| > Rewind 15-20 years ago and all the folks who wanted to make a game, their first game, and they want to build an mmo. None of them succeeded. Not 1. I guess it depends on how you define success, but I would posit FOnline [1][2] as a success story. FOnline is a fan made MMO of Fallout by a single guy, using the assets of the original Fallout 1 & 2 single-player games. Having these assets and also general game mechanics already finished definitely played a huge role in getting it to a playable state in reasonable time. Still, FOnline is a from scratch code base not a mod of the originals. Also it changed plenty of mechanics too, most notably being real-time while the original games were turn-based. It's still being pushed forward even today after 20 years of development by this one guy but it was playable in late 2000s already. Peak concurrent players that I remember seeing was a few thousand. Definitely not AAA level, but way past simple multiplayer. Would have gone higher due to the hype at the time, but the server started to really struggle at that point.

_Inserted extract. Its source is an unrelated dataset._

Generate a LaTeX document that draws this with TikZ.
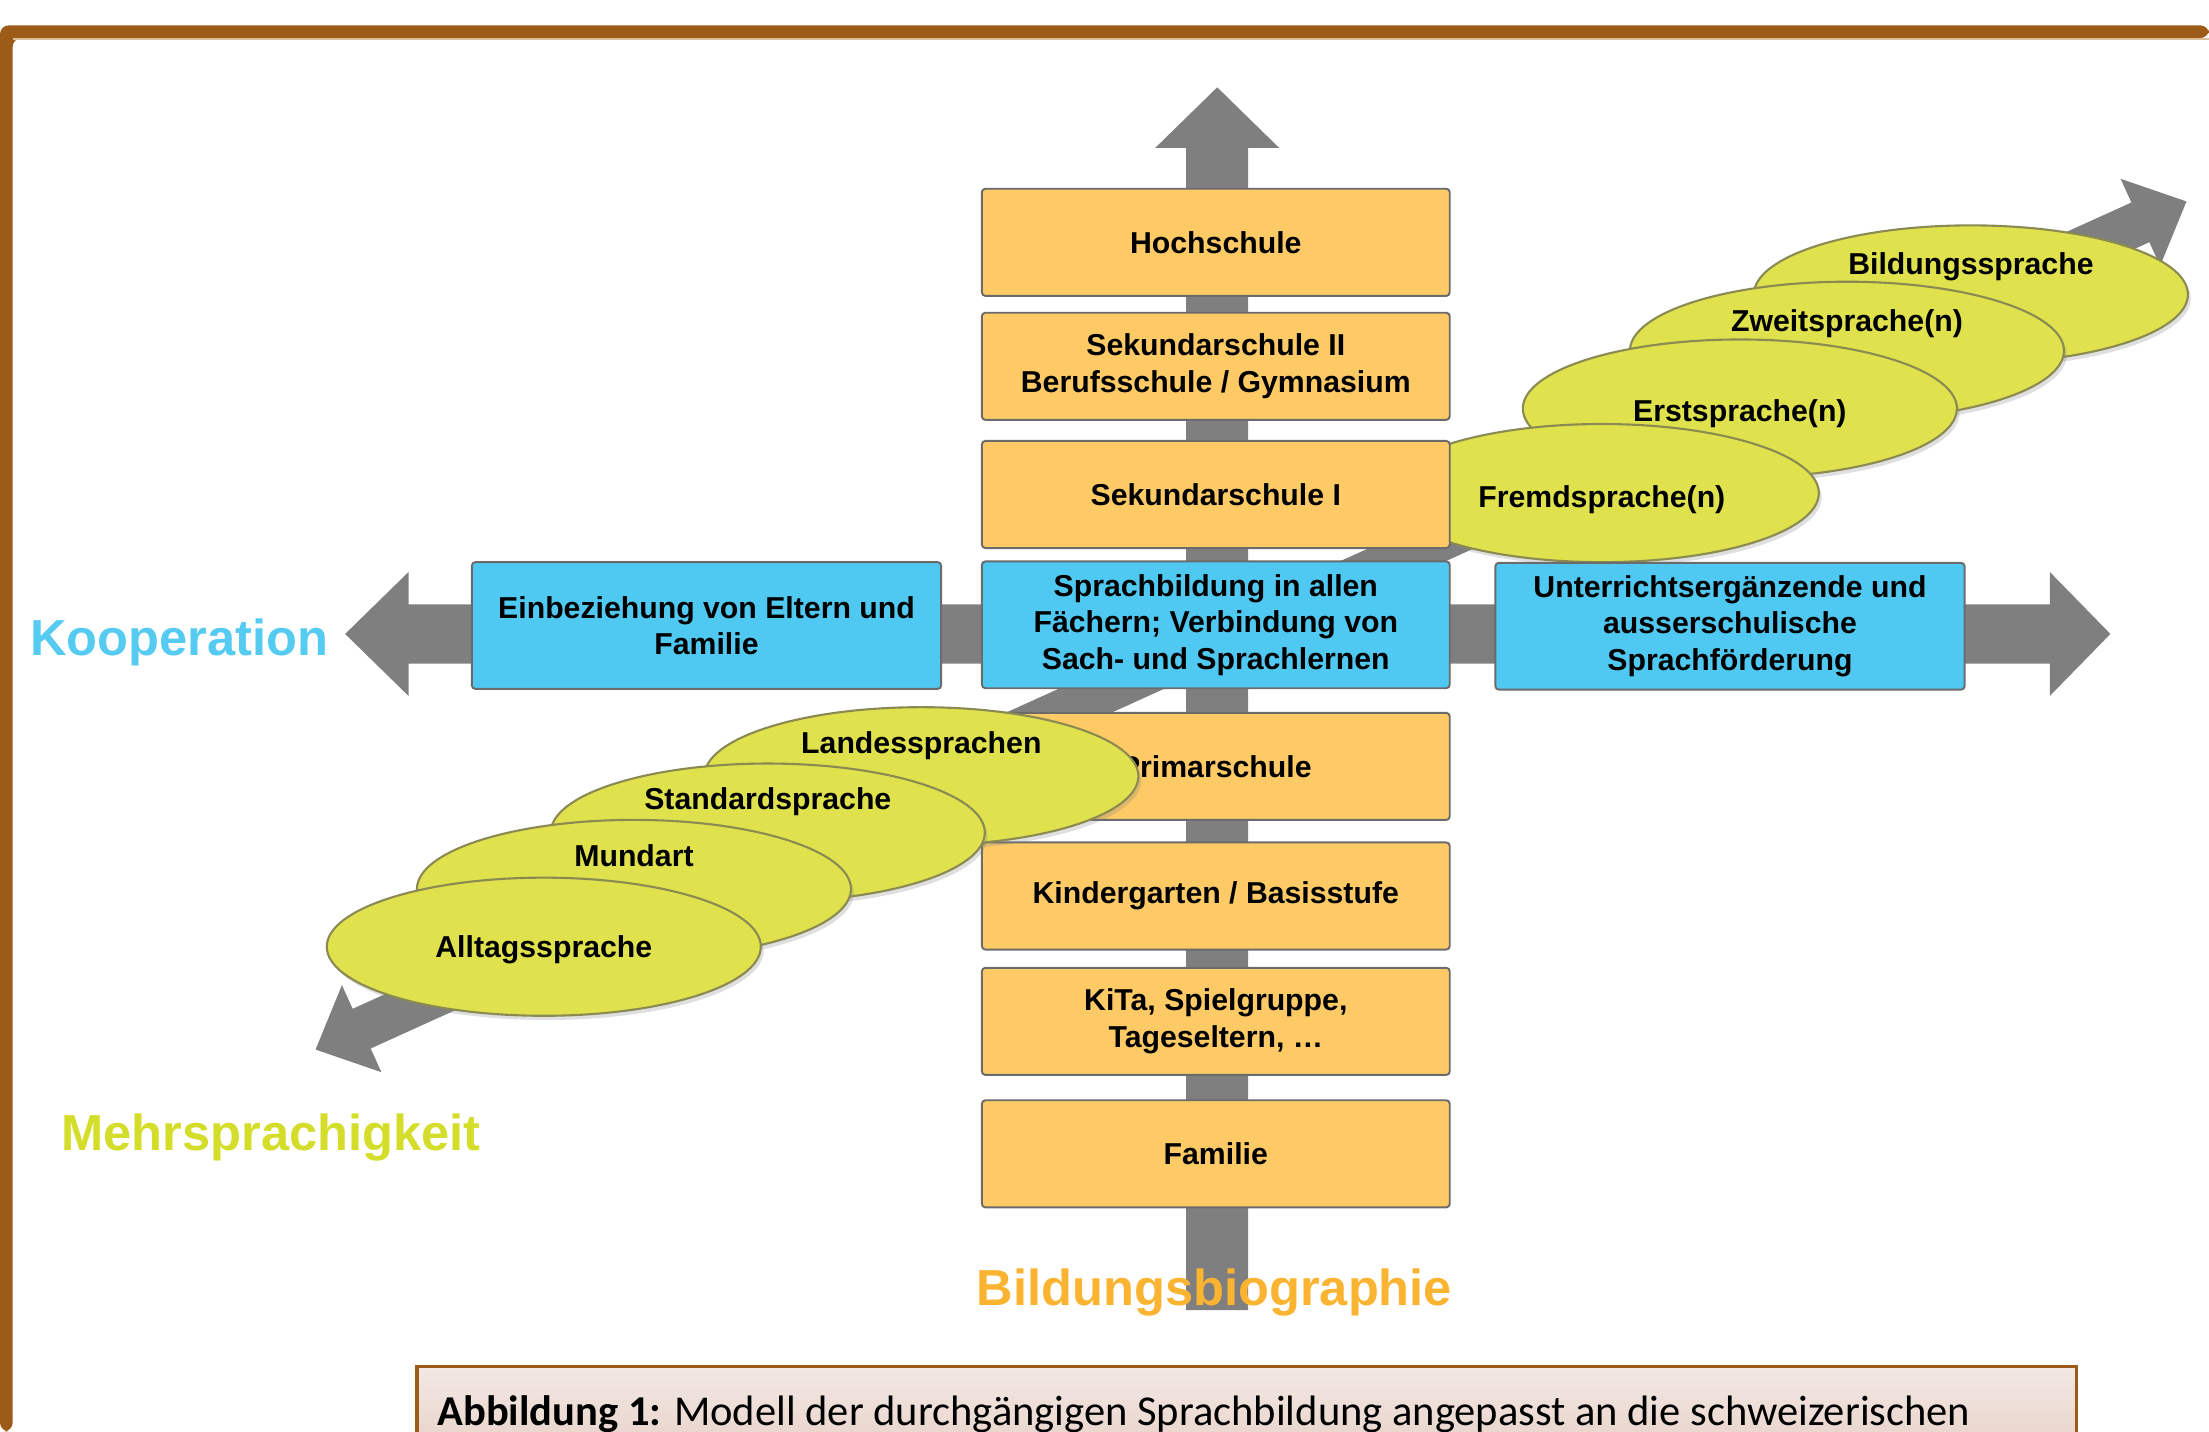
\documentclass[tikz,border=0pt]{standalone}
\usepackage{fontspec}
\setmainfont{Liberation Sans}
\newfontfamily\captionfont{Carlito}
\usetikzlibrary{shapes.geometric,calc,shadows}

\definecolor{rahmen}{HTML}{9C5B17}
\definecolor{rahmenhell}{HTML}{DCC09C}
\definecolor{pfeil}{HTML}{7F7F7F}
\definecolor{stufecol}{HTML}{FDCA66}
\definecolor{feldcol}{HTML}{4FC9F2}
\definecolor{ovalcol}{HTML}{DFE24C}
\definecolor{kante}{HTML}{6B6B6B}
\definecolor{ovalkante}{HTML}{8A8A52}
\definecolor{kooptext}{HTML}{55CBF2}
\definecolor{mehrtext}{HTML}{D4DD2A}
\definecolor{bildtext}{HTML}{FBB432}
\definecolor{capoben}{HTML}{F2E8E4}
\definecolor{capunten}{HTML}{E8D3C9}

\begin{document}
\begin{tikzpicture}[x=0.014088cm,y=-0.014088cm,
		every node/.style={font=\fontsize{8.6}{10.4}\selectfont\bfseries, inner sep=0pt},
		stufe/.style={draw=kante, line width=0.55pt, fill=stufecol, rounded corners=1pt,
			minimum width=4.677cm, minimum height=1.071cm, align=center},
		feld/.style={stufe, fill=feldcol, minimum width=4.691cm, minimum height=1.268cm},
		oval/.style={ellipse, draw=ovalkante, line width=0.6pt, fill=ovalcol,
			minimum width=4.339cm, minimum height=1.381cm,
			drop shadow={opacity=0.25, shadow xshift=0.8pt, shadow yshift=-1.2pt}},
		achse/.style={font=\fontsize{14.4}{17}\selectfont\bfseries}]
	\clip (0,0) rectangle (1568,1016);
	% frame
	\fill [rahmen, rounded corners=2.5pt] (0,1016) -- (0,18) -- (1568,18) -- (1568,27) -- (9,27) -- (9,1016) -- cycle;
	\draw [rahmenhell, line width=0.5pt] (9,27.8) -- (1568,27.8);

	% axes
	\fill [pfeil] (842,930) -- (842,105) -- (820,105) -- (864,62) -- (908,105) -- (886,105) -- (886,930) -- cycle;
	\fill [pfeil] (245,450) -- (290,406) -- (290,429) -- (1455,429) -- (1455,406) -- (1498,450)
		-- (1455,494) -- (1455,471) -- (290,471) -- (290,494) -- cycle;
	\coordinate (dA) at (224,745);
	\coordinate (dB) at (1552,143);
	\coordinate (hA) at ($(dA)!14.4pt!(dB)$);
	\coordinate (hB) at ($(dB)!14.4pt!(dA)$);
	\fill [pfeil] (dA) -- ($(hA)!13.6pt!90:(dB)$) -- ($(hA)!6.2pt!90:(dB)$)
		-- ($(hB)!6.2pt!-90:(dA)$) -- ($(hB)!13.6pt!-90:(dA)$) -- (dB)
		-- ($(hB)!13.6pt!90:(dA)$) -- ($(hB)!6.2pt!90:(dA)$)
		-- ($(hA)!6.2pt!-90:(dB)$) -- ($(hA)!13.6pt!-90:(dB)$) -- cycle;

	% languages, upper right
	\node [oval, label={[yshift=8pt]center:Bildungssprache}] (bildung) at (1399,209) {};
	\node [oval, label={[yshift=7.6pt]center:Zweitsprache(n)}] (zweit) at (1311,249) {};
	\node [oval, label={[yshift=-1.6pt]center:Erstsprache(n)}] (erst) at (1235,290) {};
	\node [oval, label={[yshift=-2pt]center:Fremdsprache(n)}] (fremd) at (1137,350) {};

	% school levels
	\node [stufe] (hoch) at (863,172) {Hochschule};
	\node [stufe] (sek2) at (863,260) {Sekundarschule II\\Berufsschule / Gymnasium};
	\node [stufe] (sek1) at (863,351) {Sekundarschule I};
	\node [feld, minimum width=4.677cm] (faecher) at (863,443.5) {Sprachbildung in allen\\F\"achern; Verbindung von\\Sach- und Sprachlernen};
	\node [stufe] (primar) at (863,544) {Primarschule};
	\node [stufe] (kiga) at (863,636) {Kindergarten / Basisstufe};
	\node [stufe] (kita) at (863,725) {KiTa, Spielgruppe,\\Tageseltern, …};
	\node [stufe] (familie) at (863,819) {Familie};
	\node [feld] (eltern) at (501.5,444) {Einbeziehung von Eltern und\\Familie};
	\node [feld] (ausser) at (1228,444.5) {Unterrichtserg\"anzende und\\ausserschulische\\Sprachf\"orderung};

	% languages, lower left
	\node [oval, label={[yshift=8.8pt]center:Landessprachen}] (landes) at (654,551) {};
	\node [oval, label={[yshift=8.8pt]center:Standardsprache}] (standard) at (545,591) {};
	\node [oval, label={[yshift=9.6pt]center:Mundart}] (mundart) at (450,631) {};
	\node [oval, label={[yshift=-0.8pt]center:Alltagssprache}] (alltag) at (386,672) {};

	% axis names
	\node [achse, text=kooptext, anchor=base west] (koop) at (21,465) {Kooperation};
	\node [achse, text=mehrtext, anchor=base west] (mehr) at (43,817) {Mehrsprachigkeit};
	\node [achse, text=bildtext, anchor=base] (biografie) at (862,927) {Bildungsbiographie};

	% caption
	\shade [top color=capoben, bottom color=capunten] (296,970) rectangle (1474,1030);
	\draw [rahmen, line width=0.9pt] (296,1030) -- (296,970) -- (1474,970) -- (1474,1030);
	\node [font=\captionfont\fontsize{12.1}{15}\selectfont, anchor=base west] (legende) at (310,1012)
		{\textbf{Abbildung 1:} Modell der durchg\"angigen Sprachbildung angepasst an die schweizerischen};
\end{tikzpicture}
\end{document}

After a few years of being a closed source free game it got converted into a SDK and spawned a dozen new fan games using that engine. Perhaps even more importantly, it was extremely fun in the early days. PvP gained you experience and all the other player's loot. Later on the PvP was limited due to PvE lobbyists, but perhaps it made the game more fun for PvE lovers. Here's a random screenshot from my personal archive that shows a bunch of players on the screen at once. [3] In any case, I view it as a great example of a single person MMO success. -- [1] https://fonline.ru/ [2] https://falloutmods.fandom.com/wiki/FOnline_Engine [3] https://imgur.com/9sMJNE5 |
I’m talking about 10,000+ players. Where you need clusters of servers and synchronization techniques.
There have been some small multiplayer games that have tried to pass as mmo’s but without the player base in the 10k+ range, you never encounter certain classes of engineering problems.